Para ele, a solidão tem um peso que incomoda: “Apesar de sentir desde pequeno, eu só fui perceber a solidão a partir do momento em que surgiu a necessidade de um relacionamento, por mais que a adolescência e o início da vida adulta sejam uma fase de paquera, pegação e beijar na boca. Eu sei como é isso, mas chega uma hora em que a carência bate e não tem ninguém do seu lado”, complementa Matheus.
Acolhimento
Mas “Todos nós desconhecidos” não é só sobre a solidão. Para além do isolamento, o personagem Adam acolhe outros e a si mesmo quando compreende a dor compartilhada por eles.
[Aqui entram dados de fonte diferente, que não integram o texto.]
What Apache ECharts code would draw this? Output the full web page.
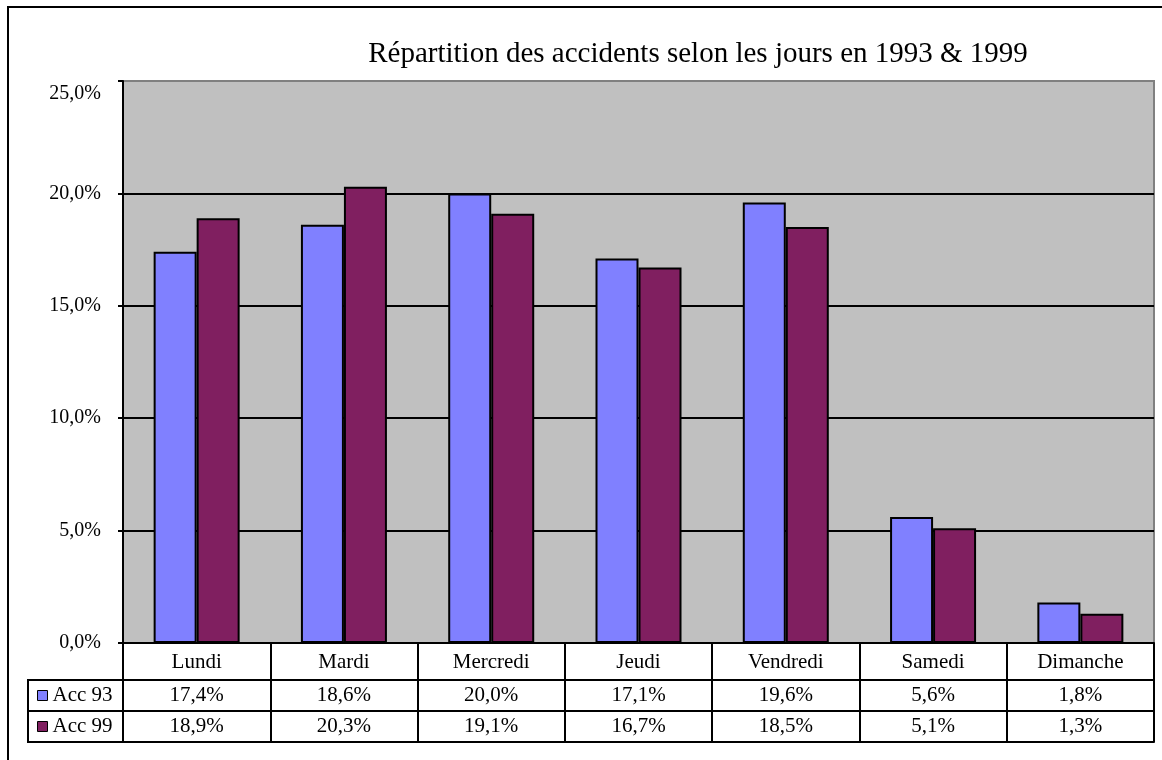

É assim que lidam os homens gays quando se encontram. “Sinto que as amizades acabam sendo esse refúgio porque todo mundo que está ali também está meio solitário”, diz Matheus.
Para Gabriel, é importante se cercar de quem te entende e te acolhe. Para além dos amigos que está fazendo em outra cidade, o namorado e os sogros tornam as coisas "comuns". “Eu fico até meio bobo, muito feliz. Conheci a família dele num churrasco, eu estava sentado no meio de todo mundo e tudo parecia bem, como deve ser e como deveria ter sido a minha vida inteira”, conta ele.